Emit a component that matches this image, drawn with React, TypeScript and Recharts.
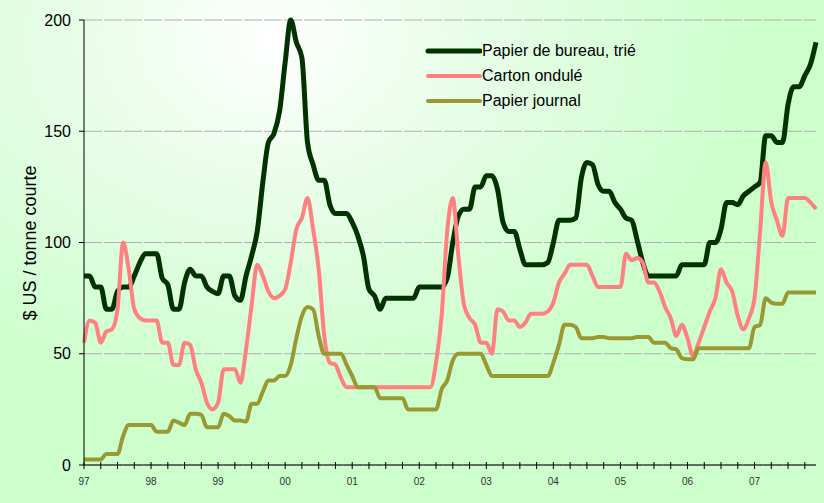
import React from 'react';
import { LineChart, Line, XAxis, YAxis, CartesianGrid } from 'recharts';

// monthly, Jan 1997 .. Dec 2007
const YEAR_LABELS = ['97', '98', '99', '00', '01', '02', '03', '04', '05', '06', '07'];

const BUREAU = [
  85, 85, 80, 80, 70, 70, 78, 80, 80, 85, 91, 95,
  95, 95, 84, 81, 70, 70, 82, 88, 85, 85, 80, 78,
  77, 85, 85, 76, 74, 85, 94, 105, 127, 145, 149, 159,
  181, 200, 190, 183, 145, 135, 128, 128, 117, 113, 113, 113,
  109, 103, 94, 79, 76, 70, 75, 75, 75, 75, 75, 75,
  80, 80, 80, 80, 80, 84, 100, 112, 115, 115, 125, 125,
  130, 130, 124, 109, 105, 105, 97, 90, 90, 90, 90, 91,
  100, 110, 110, 110, 111, 129, 136, 135, 126, 123, 123, 118,
  115, 111, 110, 101, 91, 85, 85, 85, 85, 85, 85, 90,
  90, 90, 90, 90, 100, 100, 106, 118, 118, 117, 121, 123,
  125, 127, 148, 148, 145, 145, 162, 170, 170, 175, 180, 190,
];

const CARTON = [
  55, 65, 64, 55, 60, 61, 70, 100, 88, 70, 66, 65,
  65, 65, 55, 55, 45, 45, 55, 54, 43, 37, 28, 25,
  28, 43, 43, 43, 37, 52, 72, 90, 85, 78, 75, 76,
  79, 91, 106, 111, 120, 106, 88, 58, 46, 45, 39, 35,
  35, 35, 35, 35, 35, 35, 35, 35, 35, 35, 35, 35,
  35, 35, 35, 46, 67, 105, 120, 94, 72, 66, 63, 55,
  55, 50, 70, 69, 65, 65, 62, 64, 68, 68, 68, 69,
  73, 82, 86, 90, 90, 90, 90, 85, 80, 80, 80, 80,
  80, 95, 92, 93, 91, 82, 82, 78, 71, 66, 58, 63,
  57, 49, 55, 62, 69, 75, 88, 82, 78, 67, 61, 66,
  75, 105, 136, 118, 110, 103, 120, 120, 120, 120, 118, 115,
];

const JOURNAL = [
  2.5, 2.5, 2.5, 2.5, 5, 5, 5, 13, 18, 18, 18, 18,
  18, 15, 15, 15, 20, 19, 18, 23, 23, 22.5, 17, 17,
  17, 23, 22, 20, 20, 19.5, 27.5, 27.5, 33, 38, 38, 40,
  40, 45, 57, 67, 71, 70, 58, 50, 50, 50, 50, 45,
  40, 35, 35, 35, 35, 30, 30, 30, 30, 30, 25, 25,
  25, 25, 25, 25, 34, 38, 47, 50, 50, 50, 50, 50,
  45, 40, 40, 40, 40, 40, 40, 40, 40, 40, 40, 40,
  46, 54, 63, 63, 62, 57, 57, 57, 57.5, 57.5, 57, 57,
  57, 57, 57, 57.5, 57.5, 57.5, 55, 55, 55, 52.5, 52, 48,
  47.5, 47.5, 52.5, 52.5, 52.5, 52.5, 52.5, 52.5, 52.5, 52.5, 52.5, 52.5,
  62, 63, 75, 73, 72.5, 72.5, 77.5, 77.5, 77.5, 77.5, 77.5, 77.5,
];

const Y_TICKS = [0, 50, 100, 150, 200];

const SERIES = [
  { key: 'bureau', name: 'Papier de bureau, trié', color: '#003300', width: 5 },
  { key: 'carton', name: 'Carton ondulé', color: '#ff8080', width: 4 },
  { key: 'journal', name: 'Papier journal', color: '#999933', width: 4 },
];

const data = BUREAU.map((b, i) => ({ m: i, bureau: b, carton: CARTON[i], journal: JOURNAL[i] }));
const quarterTicks = data.filter((d) => d.m % 3 === 0).map((d) => d.m);

const QuarterTick = (props: any) => {
  const { x, y, payload } = props;
  const v = payload.value as number;
  return (
    <g>
      <line x1={x} x2={x} y1={y - 3} y2={y + 4} stroke="#000" strokeWidth={1} />
      {v % 12 === 0 && (
        <text x={x} y={y + 16} textAnchor="middle" dominantBaseline="central" fontSize={10} fill="#333">
          {YEAR_LABELS[v / 12]}
        </text>
      )}
    </g>
  );
};

// legend drawn as an overlay so it does not shrink the plot area
const LegendBox = () => (
  <div style={{ position: 'absolute', left: 425, top: 38, display: 'flex', flexDirection: 'column' }}>
    {SERIES.map((s) => (
      <div key={s.key} style={{ display: 'flex', alignItems: 'center', height: 25 }}>
        <svg width={57} height={10}>
          <line x1={3} x2={55} y1={5} y2={5} stroke={s.color} strokeWidth={s.width} strokeLinecap="round" />
        </svg>
        <span style={{ fontSize: 16, color: '#000', whiteSpace: 'nowrap' }}>{s.name}</span>
      </div>
    ))}
  </div>
);

export default function App() {
  return (
    <div
      style={{
        position: 'relative',
        width: 824,
        height: 503,
        fontFamily: '"Liberation Sans", Arial, sans-serif',
        background:
          'radial-gradient(ellipse 60% 75% at 33% 8%, #ffffff 0%, #e8fde8 40%, #ccffcc 100%)',
      }}
    >
      <style>{'body{margin:0}'}</style>
      <LineChart width={824} height={503} data={data} margin={{ top: 20, right: 8, bottom: 0, left: 0 }}>
        <CartesianGrid vertical={false} stroke="#b0b0b0" strokeDasharray="18 2" />
        <XAxis
          dataKey="m"
          type="number"
          domain={[0, 131]}
          ticks={quarterTicks}
          interval={0}
          tickSize={0}
          tickMargin={0}
          tickLine={false}
          tick={<QuarterTick />}
          axisLine={{ stroke: '#000' }}
          height={38}
        />
        <YAxis
          domain={[0, 200]}
          ticks={Y_TICKS}
          width={84}
          tickSize={5}
          tickMargin={8}
          tick={{ fontSize: 16, fill: '#000' }}
          tickLine={{ stroke: '#000' }}
          axisLine={{ stroke: '#000' }}
          label={{
            content: () => (
              <text
                x={30}
                y={243}
                transform="rotate(-90, 30, 243)"
                textAnchor="middle"
                dominantBaseline="central"
                fontSize={18}
                fill="#000"
              >
                $ US / tonne courte
              </text>
            ),
          }}
        />
        {SERIES.map((s) => (
          <Line
            key={s.key}
            type="monotone"
            dataKey={s.key}
            name={s.name}
            stroke={s.color}
            strokeWidth={s.width}
            dot={false}
            activeDot={false}
            isAnimationActive={false}
          />
        ))}
      </LineChart>
      <LegendBox />
    </div>
  );
}
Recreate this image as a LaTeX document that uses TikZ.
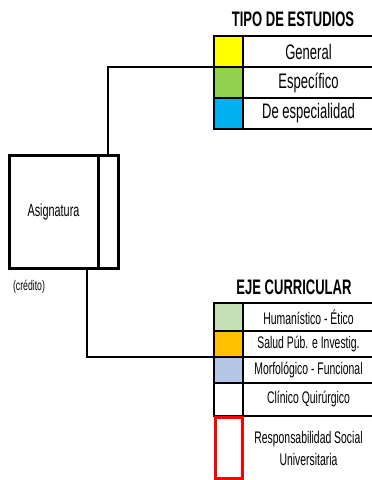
\documentclass[tikz,border=0pt]{standalone}
\usepackage{fontspec}
\setmainfont[FakeStretch=0.62]{Liberation Sans}
\definecolor{cyel}{HTML}{FFFF00}
\definecolor{cgrn}{HTML}{92D050}
\definecolor{cblu}{HTML}{00B0F0}
\definecolor{clgr}{HTML}{C5E0B4}
\definecolor{corg}{HTML}{FFC000}
\definecolor{clbl}{HTML}{B4C7E7}
\begin{document}
\begin{tikzpicture}[x=1pt,y=-1pt,
  cell/.style={draw, line width=1.8pt, minimum width=29pt, anchor=north west, inner sep=0pt, outer sep=0pt},
  lab/.style={draw, line width=1.8pt, minimum width=131pt, anchor=north west, inner sep=0pt, outer sep=0pt, align=center},
  bigf/.style={font=\fontsize{21}{22}\selectfont},
  smallf/.style={font=\fontsize{16.8}{18}\selectfont},
  ttl/.style={font=\bfseries\fontsize{21}{22}\selectfont},
  conn/.style={line width=1.8pt},
  thick box/.style={draw, line width=3pt, anchor=north west, inner sep=0pt, outer sep=0pt, minimum height=113pt}]
\useasboundingbox (0,0) rectangle (372,480);
% top table
\node[ttl] (t1) at (293,19) {TIPO DE ESTUDIOS};
\node[cell, fill=cyel, minimum height=31pt] (c1) at (214,36) {};
\node[cell, fill=cgrn, minimum height=31pt] (c2) at (214,67) {};
\node[cell, fill=cblu, minimum height=31pt] (c3) at (214,98) {};
\node[lab, bigf, minimum height=31pt] (l1) at (243,36) {General};
\node[lab, bigf, minimum height=31pt] (l2) at (243,67) {Específico};
\node[lab, bigf, minimum height=31pt] (l3) at (243,98) {De especialidad};
% bottom table
\node[ttl] (t2) at (294,287) {EJE CURRICULAR};
\node[cell, fill=clgr, minimum height=28pt] (d1) at (214,303) {};
\node[cell, fill=corg, minimum height=26pt] (d2) at (214,331) {};
\node[cell, fill=clbl, minimum height=26pt] (d3) at (214,357) {};
\node[cell, fill=white, minimum height=33pt] (d4) at (214,383) {};
\node[lab, smallf, minimum height=28pt] (m1) at (243,303) {Humanístico - Ético};
\node[lab, smallf, minimum height=26pt] (m2) at (243,331) {Salud Púb. e Investig.};
\node[lab, smallf, minimum height=26pt] (m3) at (243,357) {Morfológico - Funcional};
\node[lab, smallf, minimum height=33pt] (m4) at (243,383) {Clínico Quirúrgico};
\node[lab, smallf, draw=none, minimum height=63pt] (m5) at (243,417) {Responsabilidad Social\\[4pt]Universitaria};
\node[cell, draw=red, line width=2.6pt, minimum width=27pt, minimum height=61pt] (d5) at (215.3,417.3) {};
% asignatura
\node[thick box, minimum width=89pt, font=\fontsize{17.5}{19}\selectfont] (asig) at (9,155) {Asignatura};
\node[thick box, minimum width=20pt] (side) at (98,155) {};
\node[font=\fontsize{14}{15}\selectfont] (cred) at (29,287) {(crédito)};
% connectors
\draw[conn] (side.north) |- (c2.north west);
\draw[conn] ([xshift=-11pt]asig.south east) |- (d3.north west);
\end{tikzpicture}
\end{document}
* * * * * * * * *
■ **Written task**
The lines from the start of the data through the line that contains "XAxis, YAxis, CartesianGrid" are to be returned exactly, please, with both ends included and every picture left out.

■ **Response to this exercise**
Emit a component that matches this image, drawn with React, TypeScript and Recharts.
import React from 'react';
import { LineChart, Line, XAxis, YAxis, CartesianGrid } from 'recharts';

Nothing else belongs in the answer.